Se publicó por primera vez en España en 1979. Tomás Saraví, era peronista de
izquierda, un exiliado de la dictadura. Quiso escribir una novela policíaca que
fuera a la vez una denuncia de los crímenes de la Junta. Fugazmente aparece el
poeta Juan Gelman, que practica un poco la demagogia: “Nunca hubo índice de
mortalidad infantil tan alto como en estos dos años de junta militar. Hasta en
los barrios del Gran Buenos Aires, donde hay una infraestructura, donde hay
agua, donde hay luz, el índice de mortalidad infantil ya llega el treinta por
mil. Además los hospitales no funcionan, los hospitales se cierran; para tener
atención médica hay que pagar”. Pero en esos primeros años la sociedad
argentina vivía un noviazgo con los militares. Las protestas de los exiliados
tenían poco eco en el país. En el último libro de Alfonso López Alfonso, Huéspedes
del olvido, una de esas ediciones no venales que edita todos los años para
regalar a sus alumnos que terminan el bachillerato (no me imagino regalo
mejor), se recoge el testimonio de una emigrante asturiana que vivió esos años:
“Cuando vienes del caos, se agradece ese orden, aunque sea un orden terrible.
Entonces salías de noche y no tenías miedo y pensabas: Ah, esto sí que está
bien, este es un país que sí que está bien”. No solo Borges, también el español
Julián Marías, tan liberal y demócrata, visitaba a Videla en la Casa Rosada
para felicitarle por haber impedido que el país se convirtiera en una nueva
Cuba. El mundial del 78 fue una fiesta. Muchos entonces preferían cerrar los
ojos y decir cuando alguien desaparecía: “Algo habrá hecho”. Me gusta más lo
que la novela tiene de retrato de un momento histórico que la novelera
persecución y venganza.
---Ya casi no hablamos de política.
¡Con la que está cayendo!
---Yo prefiero no decir nada al
guirigay. Solo una cosa obvia, pero que nadie ha dicho: en España vuelve a
haber prisioneros políticos. Ahí está Santos Cerdán.
--¡Anda ya!
---Se le ha metido en la cárcel no
por los indicios de que haya cometido algún delito, hasta el momento más bien
escasos, sino porque era secretario de organización del partido en el gobierno.
¿Alguien tiene alguna duda?

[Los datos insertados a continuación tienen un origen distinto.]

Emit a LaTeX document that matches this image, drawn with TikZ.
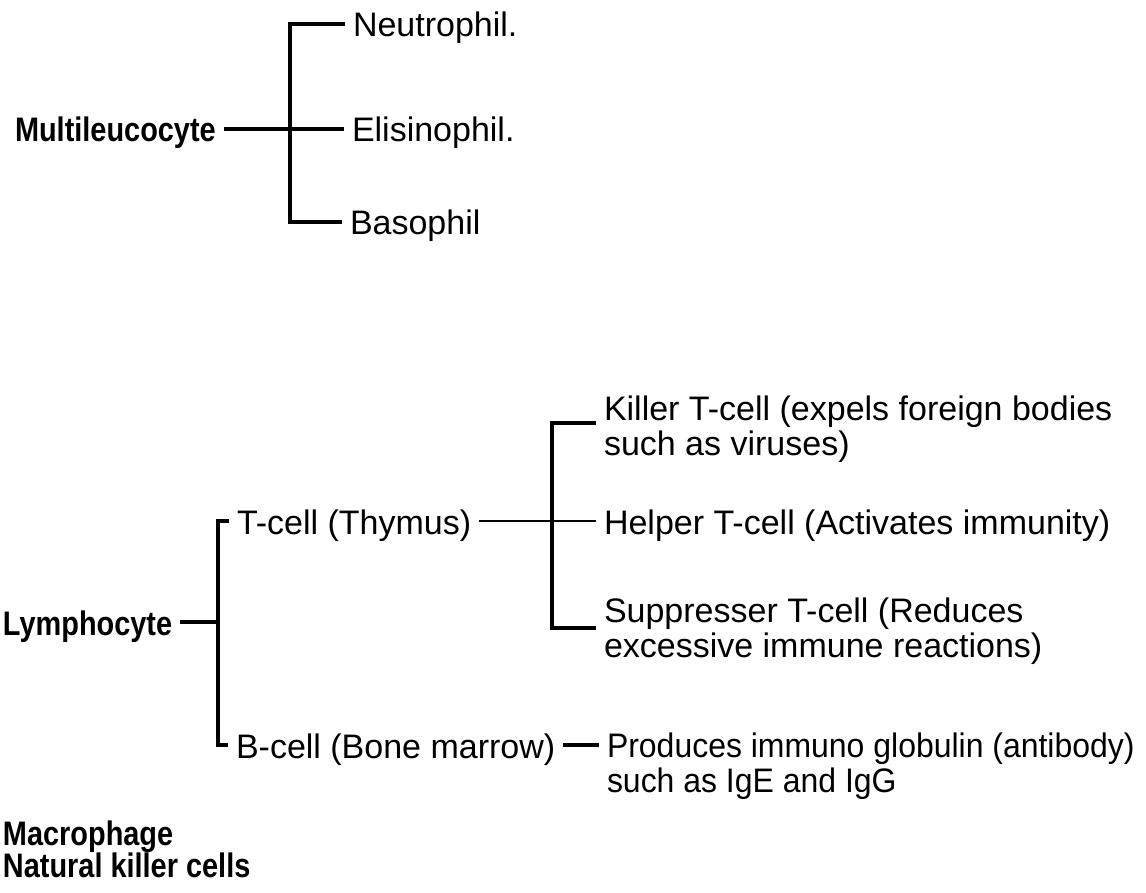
\documentclass[tikz,border=0pt]{standalone}
\usepackage{fontspec}
\setmainfont{Liberation Sans}
\newfontfamily\headfont{Liberation Sans}[FakeStretch=0.85]
\newfontfamily\narrowfont{Liberation Sans}[FakeStretch=0.94]

\tikzset{
  head/.style={font=\fontsize{17}{17.5}\selectfont\headfont\bfseries,
    inner sep=0pt, outer xsep=4pt, anchor=base west},
  sub/.style={font=\fontsize{17}{17.5}\selectfont,
    inner sep=0pt, outer xsep=4pt, anchor=base west, align=left},
  stem/.style={line width=2pt},
  thinstem/.style={line width=0.9pt}
}
\def\armup{6.5pt}

\begin{document}
\begin{tikzpicture}[x=0.5pt,y=-0.5pt]
  \useasboundingbox (0,0) rectangle (1146,893);
  % granulocytes: one stem, three branches
  \node[head] (multi) at (7,142) {Multileucocyte};
  \node[sub] (neutro) at (345,37) {Neutrophil.};
  \node[sub] (elisino) at (344,142) {Elisinophil.};
  \node[sub] (baso) at (342,235) {Basophil};
  \coordinate (mjoin) at (290,129);
  \draw[stem] ([yshift=\armup]multi.base east) -- (mjoin);
  \draw[stem] ([yshift=\armup]neutro.base west) -| (mjoin) |- ([yshift=\armup]baso.base west);
  \draw[stem] (mjoin) -- ([yshift=\armup]elisino.base west);
  % lymphocytes: T-cell and B-cell
  \node[head] (lympho) at (-5,635) {Lymphocyte};
  \node[sub] (tcell) at (229,534) {T-cell (Thymus)};
  \node[sub] (bcell) at (228,758) {B-cell (Bone marrow)};
  \coordinate (ljoin) at (218,622);
  \draw[stem] ([yshift=\armup]lympho.base east) -- (ljoin);
  \draw[stem] ([yshift=\armup]tcell.base west) -| (ljoin) |- ([yshift=\armup]bcell.base west);
  % T-cell kinds (base is the last line)
  \node[sub] (killer) at (596,455) {Killer T-cell (expels foreign bodies\\such as viruses)};
  \node[sub] (helper) at (596,534) {Helper T-cell (Activates immunity)};
  \node[sub] (suppr) at (596,657) {Suppresser T-cell (Reduces\\excessive immune reactions)};
  \coordinate (tjoin) at (552,521);
  \draw[thinstem] ([yshift=\armup]tcell.base east) -- ([yshift=\armup]helper.base west);
  \draw[stem] ([yshift=16pt]killer.base west) -| (tjoin) |- ([yshift=14.5pt]suppr.base west);
  % B-cell product
  \node[sub,font=\fontsize{17}{17.5}\selectfont\narrowfont] (produce) at (599,792)
    {Produces immuno globulin (antibody)\\such as IgE and IgG};
  \draw[stem] ([yshift=\armup]bcell.base east) -- ([yshift=23.5pt]produce.base west);
  % other cells
  \node[head] (macro) at (-5,845) {Macrophage};
  \node[head] (nkcell) at (-5,877) {Natural killer cells};
\end{tikzpicture}
\end{document}
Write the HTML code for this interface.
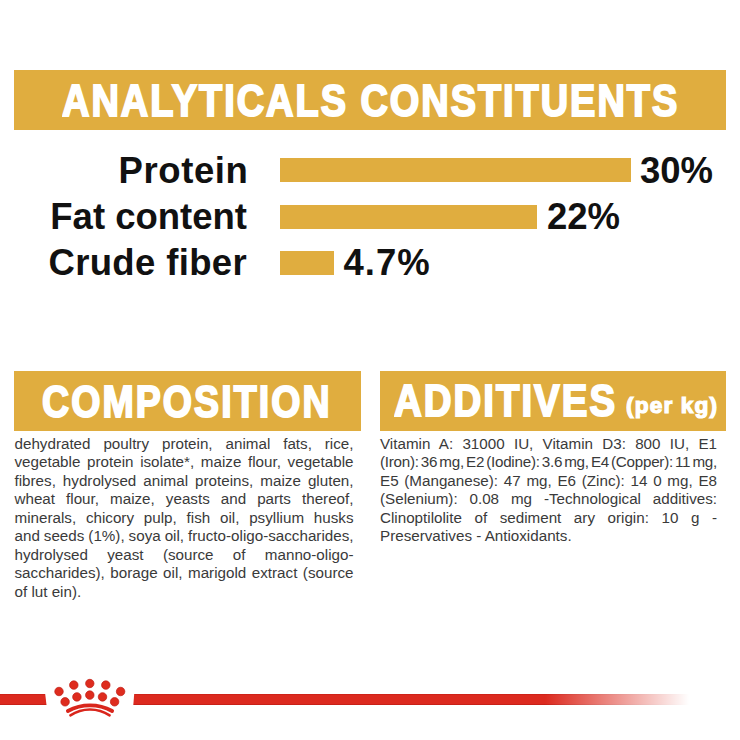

El pretexto de que podría destruir pruebas no se lo
cree ni el juez que le encerró. Fue un cañonazo a la línea de flotación del
gobierno, pero parece que han fallado el tiro.
---Te leo, Martín, una frase de Me
casé con un extraño. Creo que no solo puede aplicarse al protagonista: “La
tendencia de José a tener siempre razón, a ser siempre el más eficaz, era
nefasta para la convivencia”.
---¡No lo dirás por mí! La autora presenta a su marido como un ser extraordinario, pero no deja de mostrar cierto resentimiento. Ella, inglesa, había recibido una educación poco frecuente, no ya en las mujeres españolas, sino incluso en las de su propio país. Pero aprendió a callar y a no disentir nunca de su genial José, que todo lo hacía mejor que nadie. Su vida intelectual solo pudo desarrollarse cuando quedó viuda. Marchó a Zúrich a estudiar Psicología Analítica con Jung. Luego ejerció como psicoterapeuta. El matrimonio solo la permitió ser la esposa de un gran hombre. Y estaba en el núcleo intelectual más progresista de España, el de los discípulos de Giner de los Ríos. Me recuerda un poco el caso de Carmen Baroja, hermana de los Baroja, casada con el editor Caro Raggio, y una de las fundadoras del Lyceum Club Femenino. “Organicé docenas de conferencias, pero no pude asistir a ninguna –cuenta en sus memorias--, porque comenzaban a las ocho y a esa hora cenaba mi marido, al que no le gustaba cenar solo”.